Short task
For the entries below, how many lines include the word "this"? Give the figure and nothing more.

[Entries with chart source code]
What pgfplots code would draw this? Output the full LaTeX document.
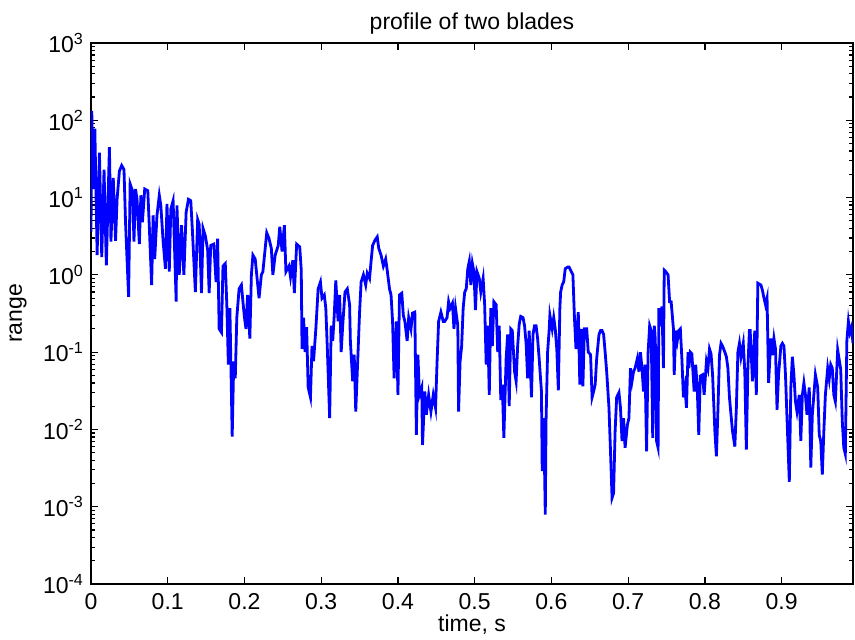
\documentclass[border=0pt]{standalone}
\usepackage{pgfplots}
\pgfplotsset{compat=1.18}
\usepackage{pgfplotstable}
\usepackage{fontspec}
\setmainfont{Liberation Sans}
\pgfplotstableread{
x y
0.000 3.6
0.001 132
0.003 12.9
0.005 78
0.008 1.8
0.011 38
0.014 1.7
0.017 23
0.020 1.33
0.024 45
0.026 2.7
0.029 18
0.032 2.75
0.034 9.5
0.037 22
0.040 26
0.043 23
0.045 4.8
0.049 0.52
0.051 15
0.054 12.3
0.056 2.7
0.058 12.9
0.060 9.5
0.063 2.5
0.065 10.7
0.067 4.8
0.070 12.9
0.074 12.3
0.076 4.2
0.079 0.74
0.081 5.9
0.083 1.6
0.086 5.9
0.089 10.7
0.091 7.9
0.094 2.7
0.097 1.2
0.099 8.3
0.102 1.1
0.104 7.1
0.107 9.1
0.111 0.45
0.112 7.9
0.115 1.0
0.118 4.4
0.121 1.0
0.124 6.5
0.127 9.5
0.130 9.1
0.132 4.0
0.136 0.60
0.139 5.2
0.141 4.5
0.144 0.58
0.146 4.0
0.149 3.2
0.152 2.1
0.154 0.58
0.156 2.4
0.160 2.5
0.163 0.81
0.165 2.95
0.167 0.20
0.170 0.18
0.172 1.3
0.175 1.4
0.177 0.41
0.179 0.069
0.181 0.37
0.184 0.0081
0.186 0.076
0.188 0.046
0.190 0.28
0.193 0.66
0.196 0.74
0.198 0.45
0.200 0.28
0.202 0.20
0.204 0.55
0.207 0.15
0.209 1.0
0.211 1.8
0.214 1.6
0.216 1.0
0.219 0.50
0.222 1.0
0.224 1.1
0.229 3.5
0.232 2.95
0.235 2.2
0.237 1.0
0.240 1.8
0.244 2.4
0.246 4.2
0.249 2.0
0.252 4.4
0.254 1.1
0.258 1.3
0.260 0.94
0.263 1.55
0.265 0.58
0.268 2.5
0.272 2.3
0.274 1.15
0.275 0.11
0.277 0.28
0.279 0.10
0.281 0.21
0.283 0.035
0.286 0.026
0.288 0.12
0.290 0.076
0.293 0.20
0.296 0.66
0.299 0.81
0.301 0.50
0.304 0.55
0.306 0.37
0.308 0.11
0.311 0.014
0.313 0.22
0.315 0.14
0.317 0.30
0.319 0.85
0.322 0.25
0.324 0.55
0.326 0.10
0.328 0.22
0.331 0.60
0.334 0.66
0.337 0.41
0.338 0.14
0.341 0.042
0.343 0.093
0.345 0.017
0.348 0.10
0.350 0.33
0.352 0.81
0.355 1.0
0.358 0.74
0.360 1.05
0.363 0.9
0.365 1.5
0.367 2.4
0.370 2.8
0.373 3.1
0.375 2.2
0.378 1.8
0.381 1.3
0.384 1.6
0.386 1.15
0.389 0.66
0.391 0.55
0.393 0.25
0.395 0.046
0.398 0.25
0.400 0.028
0.402 0.55
0.405 0.58
0.407 0.30
0.409 0.25
0.412 0.14
0.414 0.28
0.417 0.20
0.419 0.32
0.422 0.33
0.424 0.0085
0.426 0.093
0.428 0.028
0.431 0.035
0.432 0.0063
0.435 0.031
0.437 0.0155
0.440 0.028
0.443 0.017
0.446 0.028
0.449 0.019
0.451 0.076
0.453 0.25
0.456 0.33
0.459 0.25
0.461 0.25
0.464 0.28
0.466 0.45
0.468 0.37
0.471 0.43
0.473 0.20
0.475 0.37
0.478 0.22
0.479 0.017
0.481 0.076
0.483 0.12
0.485 0.37
0.487 0.60
0.489 0.66
0.491 1.2
0.493 1.5
0.495 0.74
0.497 1.4
0.499 1.1
0.501 0.35
0.503 1.1
0.506 0.9
0.508 0.60
0.511 0.9
0.513 0.41
0.515 0.069
0.517 0.22
0.519 0.028
0.521 0.37
0.523 0.12
0.525 0.45
0.528 0.41
0.530 0.10
0.532 0.22
0.534 0.024
0.536 0.038
0.538 0.0078
0.541 0.083
0.543 0.17
0.545 0.020
0.547 0.20
0.549 0.19
0.552 0.056
0.554 0.042
0.556 0.12
0.558 0.23
0.560 0.29
0.563 0.28
0.565 0.22
0.567 0.13
0.569 0.046
0.571 0.19
0.574 0.026
0.576 0.17
0.578 0.22
0.580 0.22
0.582 0.15
0.584 0.083
0.587 0.031
0.588 0.0029
0.590 0.014
0.592 0.00079
0.593 0.013
0.595 0.10
0.597 0.19
0.598 0.30
0.601 0.20
0.603 0.28
0.605 0.20
0.607 0.11
0.609 0.032
0.611 0.37
0.612 0.60
0.614 0.74
0.616 0.81
0.618 1.2
0.621 1.26
0.623 1.26
0.626 1.1
0.628 1.0
0.630 0.28
0.632 0.11
0.635 0.33
0.637 0.038
0.639 0.20
0.641 0.036
0.643 0.20
0.646 0.20
0.648 0.10
0.651 0.093
0.653 0.026
0.655 0.031
0.657 0.038
0.659 0.083
0.662 0.17
0.664 0.19
0.666 0.19
0.668 0.17
0.670 0.10
0.672 0.056
0.675 0.019
0.677 0.0052
0.679 0.0013
0.681 0.0015
0.683 0.0095
0.685 0.026
0.688 0.030
0.690 0.019
0.692 0.0071
0.694 0.014
0.696 0.0058
0.699 0.0115
0.701 0.014
0.703 0.062
0.705 0.042
0.707 0.056
0.709 0.062
0.712 0.083
0.714 0.056
0.716 0.10
0.718 0.062
0.720 0.031
0.722 0.069
0.724 0.0052
0.726 0.10
0.728 0.22
0.730 0.19
0.732 0.0078
0.734 0.22
0.735 0.17
0.736 0.087
0.737 0.0071
0.739 0.0058
0.740 0.37
0.742 0.28
0.744 0.39
0.746 0.062
0.747 1.15
0.749 1.1
0.752 1.0
0.754 0.45
0.756 0.45
0.759 0.20
0.760 0.051
0.762 0.19
0.764 0.14
0.766 0.19
0.768 0.20
0.770 0.083
0.772 0.026
0.774 0.035
0.776 0.019
0.778 0.10
0.779 0.062
0.781 0.10
0.783 0.095
0.786 0.031
0.788 0.069
0.790 0.035
0.792 0.0085
0.794 0.049
0.797 0.051
0.799 0.028
0.802 0.076
0.804 0.062
0.806 0.11
0.808 0.095
0.810 0.051
0.813 0.0095
0.815 0.0045
0.817 0.018
0.819 0.091
0.821 0.13
0.823 0.12
0.826 0.10
0.828 0.087
0.830 0.062
0.832 0.026
0.834 0.0155
0.836 0.0095
0.839 0.006
0.841 0.019
0.843 0.10
0.845 0.13
0.847 0.087
0.850 0.13
0.852 0.056
0.854 0.0055
0.856 0.062
0.858 0.19
0.859 0.19
0.862 0.042
0.865 0.19
0.867 0.028
0.869 0.78
0.873 0.74
0.875 0.63
0.877 0.50
0.879 0.41
0.881 0.50
0.883 0.040
0.886 0.15
0.888 0.091
0.890 0.15
0.892 0.11
0.894 0.018
0.896 0.051
0.899 0.12
0.901 0.13
0.903 0.12
0.905 0.051
0.907 0.014
0.910 0.0021
0.912 0.035
0.914 0.087
0.916 0.051
0.918 0.023
0.920 0.017
0.923 0.028
0.925 0.0071
0.927 0.028
0.929 0.040
0.931 0.028
0.933 0.0155
0.936 0.035
0.938 0.0032
0.940 0.0155
0.942 0.028
0.944 0.051
0.947 0.035
0.949 0.0085
0.951 0.007
0.953 0.0026
0.955 0.0095
0.957 0.028
0.960 0.062
0.962 0.045
0.964 0.069
0.966 0.062
0.968 0.028
0.970 0.023
0.973 0.107
0.975 0.08
0.977 0.06
0.979 0.013
0.981 0.0058
0.983 0.0048
0.985 0.14
0.987 0.25
0.989 0.18
0.991 0.21
0.993 0.13
}\bladedata
\begin{document}
\begin{tikzpicture}
\begin{axis}[
  scale only axis,
  width=381pt, height=270.5pt,
  ymode=log,
  xmin=0, xmax=0.993,
  ymin=1e-4, ymax=1e3,
  font=\fontsize{11.5}{13}\selectfont,
  /pgf/number format/assume math mode=true,
  xtick={0,0.1,0.2,0.3,0.4,0.5,0.6,0.7,0.8,0.9},
  xticklabels={0,0.1,0.2,0.3,0.4,0.5,0.6,0.7,0.8,0.9},
  ytick={1e-4,1e-3,1e-2,1e-1,1,1e1,1e2,1e3},
  yticklabels={10\textsuperscript{-4},10\textsuperscript{-3},10\textsuperscript{-2},10\textsuperscript{-1},10\textsuperscript{0},10\textsuperscript{1},10\textsuperscript{2},10\textsuperscript{3}},
  tick align=inside,
  major tick length=3.5pt,
  minor tick length=2pt,
  tick style={black, line width=0.6pt},
  axis line style={black, line width=0.7pt},
  title={profile of two blades},
  title style={at={(axis description cs:0.5,1)}, anchor=center, yshift=3.5pt},
  xlabel={time, s},
  xlabel style={at={(axis description cs:0.5,0)}, anchor=center, yshift=-20.5pt},
  ylabel={range},
  ylabel style={at={(axis description cs:0,0.5)}, anchor=center, yshift=36.5pt},
  xticklabel style={yshift=-1pt},
]
\addplot[color={rgb,255:red,0;green,0;blue,255}, line width=1.4pt, line join=miter, mark=none] table[x=x, y=y] {\bladedata};
\coordinate (ll) at (rel axis cs:0,0);
\end{axis}
\pgfresetboundingbox
\path[use as bounding box] ([shift={(-45.5pt,-27.5pt)}]ll) rectangle ([shift={(382pt,292pt)}]ll);
\end{tikzpicture}
\end{document}
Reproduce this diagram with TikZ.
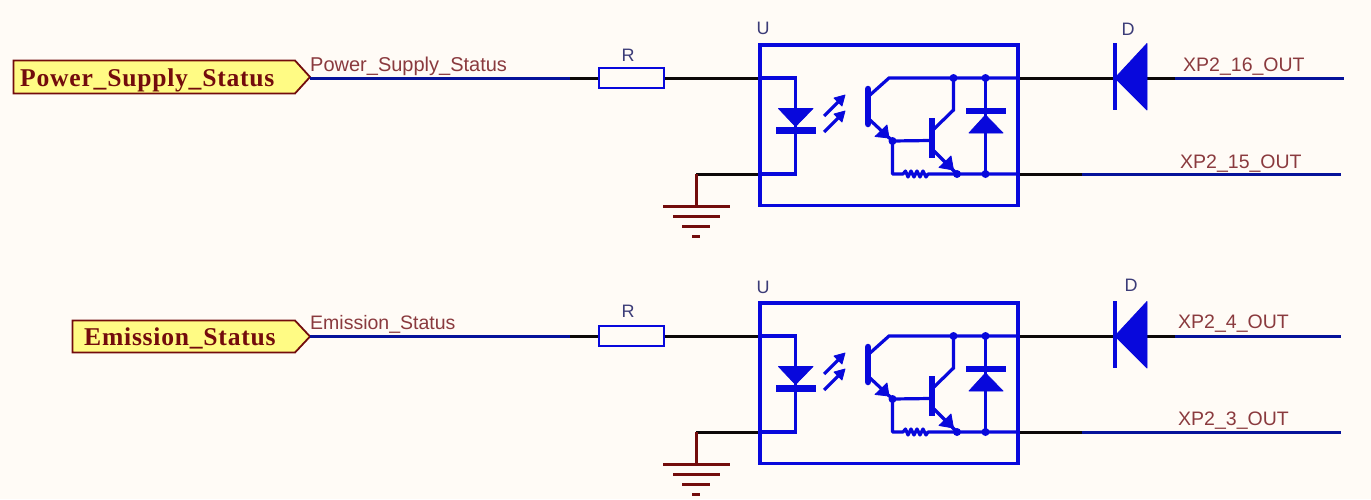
\documentclass[tikz,border=0pt]{standalone}
\usepackage{fontspec}
\setmainfont{Liberation Sans}
\newfontfamily\flagfont[LetterSpace=3]{Liberation Serif}
\definecolor{bgc}{HTML}{FFFBF6}
\definecolor{partblue}{HTML}{0808DC}
\definecolor{wireblue}{HTML}{06129A}
\definecolor{wireblack}{HTML}{0C0808}
\definecolor{gndred}{HTML}{730C0C}
\definecolor{netred}{HTML}{8A3A3E}
\definecolor{desig}{HTML}{3C3C78}
\definecolor{flagfill}{HTML}{FFFB84}
\tikzset{
  netlabel/.style={anchor=base west,inner sep=0pt,text=netred,font=\fontsize{19.5}{20}\selectfont},
  widelabel/.style={netlabel,font=\fontsize{20}{20}\selectfont},
  designator/.style={inner sep=0pt,text=desig,font=\fontsize{18}{20}\selectfont},
  flagtext/.style={inner sep=0pt,anchor=base west,text=gndred,font=\flagfont\bfseries\fontsize{25.6}{26}\selectfont},
  flagbox/.style={draw=gndred,fill=flagfill,line width=1.8pt,line join=miter},
  wireb/.style={draw=wireblue,line width=3pt},
  wirek/.style={draw=wireblack,line width=3pt},
  gndline/.style={draw=gndred,line width=3pt},
  part/.style={draw=partblue,line width=3.2pt,line join=miter},
  partfill/.style={fill=partblue,draw=partblue,line width=.8pt,line join=round},
  bar/.style={draw=partblue,line width=6.5pt},
  junct/.style={circle,fill=partblue,inner sep=0pt,minimum size=8pt},
  resbox/.style={draw=partblue,fill=bgc,line width=2.8pt,minimum width=65pt,minimum height=20pt,inner sep=0pt},
}
\newcommand{\optoblock}[1]{%
  \coordinate (#1boxnw) at (760,45);
  \coordinate (#1boxse) at (1018,205.5);
  \draw[part] (#1boxnw) rectangle (#1boxse);
  \coordinate (#1a) at (760,78);
  \coordinate (#1k) at (760,174);
  \coordinate (#1c) at (1018,78);
  \coordinate (#1e) at (1018,174);
  % LED
  \coordinate (#1l1) at (795.5,78);
  \coordinate (#1l2) at (795.5,174);
  \draw[part] (#1a) -- (#1l1) -- (#1l2) -- (#1k);
  \fill[partfill] (778.5,108.5) -- (813,108.5) -- (795.5,126.5) -- cycle;
  \draw[bar] (776,130.5) -- (816,130.5);
  % light arrows
  \draw[part] (824,116) -- (842,98);
  \fill[partfill] (845,95) -- (834,98) -- (842,106) -- cycle;
  \draw[part] (824,132) -- (842,114);
  \fill[partfill] (845,111) -- (834,114) -- (842,122) -- cycle;
  % first transistor
  \draw[bar,line cap=round] (868,89) -- (868,124);
  \coordinate (#1t1c) at (889,78);
  \coordinate (#1j1) at (892.5,141);
  \draw[part] (870,95) -- (#1t1c) -- (#1c);
  \draw[part] (870,120) -- (#1j1);
  \fill[partfill] (875,136.5) -- (887,125) -- (889,138) -- cycle;
  \node[junct] (#1J1) at (#1j1) {};
  % second transistor
  \draw[bar] (932,118) -- (932,158);
  \coordinate (#1t2c) at (953.5,110);
  \node[junct] (#1J2) at (953.5,78) {};
  \node[junct] (#1J3) at (985.5,78) {};
  \node[junct] (#1J4) at (985.5,174) {};
  \node[junct] (#1J5) at (957,174) {};
  \draw[part] (#1J1.center) -- (930,140.5);
  \draw[part] (934,129) -- (#1t2c) -- (#1J2.center);
  \draw[part] (934,151) -- (#1J5.center);
  \fill[partfill] (939,167.5) -- (951,156) -- (953.5,170) -- cycle;
  % internal resistor path
  \draw[part,line join=round] (#1J1.center) -- (892.5,174) -- (903,174)
    -- (905.5,171) -- (908,177) -- (911,171) -- (914,177) -- (917,171) -- (920,177) -- (923,171) -- (926,177) -- (928,174)
    -- (#1J5.center) -- (#1e);
  % protection diode
  \draw[part] (#1J3.center) -- (#1J4.center);
  \draw[bar] (966,111) -- (1006,111);
  \fill[partfill] (985.5,115) -- (1003,133) -- (969,133) -- cycle;
}
\newcommand{\seriesdiode}[1]{%
  \draw[part,line width=3.6pt] (1115,43) -- (1115,110);
  \fill[partfill] (1115,78) -- (1147,43.5) -- (1147,110) -- cycle;
}
\newcommand{\groundsym}[1]{%
  \coordinate (#1g0) at (696,174);
  \coordinate (#1g1) at (696,206);
  \draw[gndline] (#1g0) -- (#1g1);
  \draw[gndline] (663,206) -- (730,206);
  \draw[gndline] (673,216.5) -- (720,216.5);
  \draw[gndline] (682,226) -- (710,226);
  \draw[gndline] (692,236) -- (700,236);
}
\begin{document}
\begin{tikzpicture}[x=1pt,y=-1pt]
\useasboundingbox (0,0) rectangle (1371,499);
\fill[bgc] (0,0) rectangle (1371,499);

% ===== upper channel =====
\begin{scope}
  \coordinate (ap1) at (570,78);
  \coordinate (ap2) at (1175,78);
  \coordinate (ap3) at (1344,78);
  \coordinate (bp1) at (1082,174);
  \coordinate (bp2) at (1341,174);
  \node[resbox] (R1) at (631.5,78) {};
  \draw[wirek] (ap1) -- (R1.west);
  \draw[wirek] (R1.east) -- (760,78);
  \draw[wirek] (1018,78) -- (ap2);
  \draw[wireb] (ap2) -- (ap3);
  \draw[wirek] (1018,174) -- (bp1);
  \draw[wireb] (bp1) -- (bp2);
  \draw[wirek] (696,174) -- (760,174);
  \groundsym{A}
  \optoblock{A}
  \seriesdiode{A}
\end{scope}
\draw[flagbox] (13.5,60.5) -- (295,60.5) -- (310,77) -- (295,93.5) -- (13.5,93.5) -- cycle;
\node[flagtext] (F1) at (20,86) {Power\_Supply\_Status};
\coordinate (F1tip) at (310,78);
\draw[wireb] (F1tip) -- (ap1);
\node[widelabel] (N1) at (310,71) {Power\_Supply\_Status};
\node[designator] (RL1) at (628,55) {R};
\node[designator] (UL1) at (763,28.5) {U};
\node[designator] (DL1) at (1128,29) {D};
\node[netlabel] (N2) at (1183,71) {XP2\_16\_OUT};
\node[netlabel] (N3) at (1180,168.5) {XP2\_15\_OUT};

% ===== lower channel =====
\begin{scope}[shift={(0,258)}]
  \coordinate (cp1) at (570,78);
  \coordinate (cp2) at (1175,78);
  \coordinate (cp3) at (1341,78);
  \coordinate (dp1) at (1082,174.5);
  \coordinate (dp2) at (1341,174.5);
  \node[resbox] (R2) at (631.5,78) {};
  \draw[wirek] (cp1) -- (R2.west);
  \draw[wirek] (R2.east) -- (760,78);
  \draw[wirek] (1018,78) -- (cp2);
  \draw[wireb] (cp2) -- (cp3);
  \draw[wirek] (1018,174.5) -- (dp1);
  \draw[wireb] (dp1) -- (dp2);
  \draw[wirek] (696,174.5) -- (760,174.5);
  \groundsym{B}
  \optoblock{B}
  \seriesdiode{B}
\end{scope}
\draw[flagbox] (72.5,320.5) -- (295,320.5) -- (310,336.5) -- (295,352.5) -- (72.5,352.5) -- cycle;
\node[flagtext] (F2) at (84,345) {Emission\_Status};
\coordinate (F2tip) at (310,336);
\draw[wireb] (F2tip) -- (cp1);
\node[netlabel] (N4) at (310,329) {Emission\_Status};
\node[designator] (RL2) at (628,311) {R};
\node[designator] (UL2) at (763,287) {U};
\node[designator] (DL2) at (1131,285) {D};
\node[netlabel] (N5) at (1178,328) {XP2\_4\_OUT};
\node[netlabel] (N6) at (1178,425) {XP2\_3\_OUT};
\end{tikzpicture}
\end{document}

Written response
2